To investigate the frequency, timing, and characteristics of cardiovascular collapse after snakebite in Australia, and the complications of collapse following envenoming.
Observational study; analysis of prospectively collected demographic and clinical data.
People with confirmed snake envenoming recruited to the Australian Snakebite Project at one of 200 participating Australian hospitals, 1 July 2005 – 30 June 2020.
Time from snakebite to collapse; post-collapse complications (cardiac arrest, seizures, death).
Of 1259 envenomed people, 157 (12%) collapsed within 24 hours of the snakebite; venom-induced consumption coagulopathy (VICC) was determined in all 156 people for whom coagulation testing could be performed.
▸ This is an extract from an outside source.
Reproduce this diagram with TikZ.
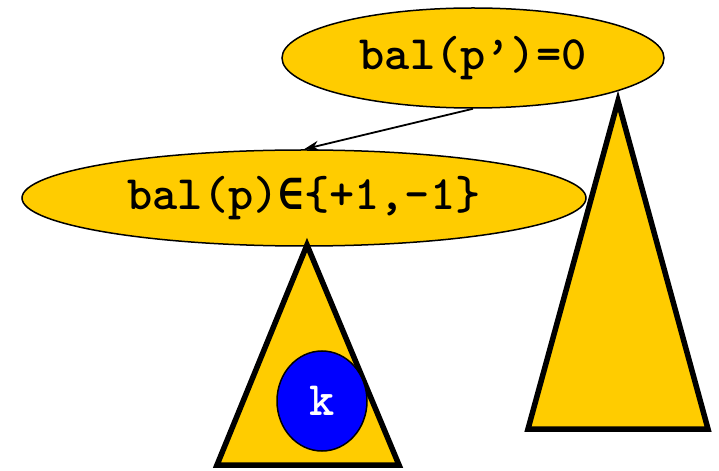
\documentclass[tikz,border=0pt]{standalone}
\usepackage{fontspec}
\newfontfamily\symfont{DejaVu Sans Mono}
\usetikzlibrary{shapes.geometric,arrows.meta}
\definecolor{gold}{HTML}{FFCC00}
\definecolor{keyblue}{HTML}{0000FF}
\begin{document}
\begin{tikzpicture}[x=1bp, y=-1bp,
  bal/.style={ellipse, draw, fill=gold, line width=1.5bp, inner sep=0pt, font=\fontsize{48bp}{56bp}\selectfont\ttfamily\bfseries},
  tree/.style={draw, fill=gold, line width=5.5bp}]
\useasboundingbox (0,0) rectangle (719,471);
\node[bal, minimum width=382bp, minimum height=100bp] (pp) at (473,58) {bal(p’)=0};
\node[bal, minimum width=564bp, minimum height=96bp] (p) at (304,198) {bal(p){\symfont\fontsize{42bp}{50bp}\selectfont ∈}\{+1,-1\}};
\draw[line width=1.8bp, -{Stealth[length=15bp, width=10bp]}] (pp.south) -- (p.north);
% subtrees
\coordinate (rt) at (618,101); \coordinate (rl) at (528,429); \coordinate (rr) at (708,429);
\coordinate (lt) at (307,245); \coordinate (ll) at (217,465); \coordinate (lr) at (399,465);
\draw[tree] (rt) -- (rl) -- (rr) -- cycle;
\draw[tree] (lt) -- (ll) -- (lr) -- cycle;
\node[ellipse, draw, fill=keyblue, line width=1.5bp, minimum width=90bp, minimum height=100bp, inner sep=0pt, text=white, font=\fontsize{48bp}{56bp}\selectfont\ttfamily\bfseries] (k) at (322,401) {k};
\end{tikzpicture}
\end{document}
The exact time between bite and collapse was known for 149 people (median, 20 min; interquartile range, 15–30 min; range, 5–115 min); the time exceeded 60 minutes for only two people, each after releasing tight bandages 60 minutes after the bite. The collapse preceded hospital arrival in 132 cases (84%). Brown snake (Pseudonaja spp.) envenoming was the leading cause of collapse (103 cases, 66%). Forty-two collapses (27%) were followed by cardiac arrest, 49 (31%) by seizures (33 without cardiac arrest), and five by apnoea; collapse was associated with hypotension in all 24 people whose blood pressure could be measured at or close to the time of collapse. Twenty-five people who collapsed died (16%), and seven of the envenomed people who did not collapse (0.6%; difference: 15 percentage points; 95% confidence interval, 8–21 percentage points). The deaths of 21 of the 25 people who collapsed were immediately associated with the cardiac arrest that followed the collapse; three people who did not have cardiac arrests died later of intracranial haemorrhage, and one of hyperthermia. The proportion of people who had collapsed before reaching hospital was larger for people who died of post-collapse cardiac arrest (13 of 21, 62%) than for those who survived (6 of 21, 28%).
Collapse after Australian snake envenoming almost always occurred within 60 minutes of the bite, was always accompanied by VICC, and most frequently followed brown snake bites. Poorer outcomes, including cardiac arrest, seizures, and death, were more frequent for people who collapsed than for those who did not. Outcomes for people who collapsed before medical care arrived were poorer than for those who collapsed in hospital or in an ambulance.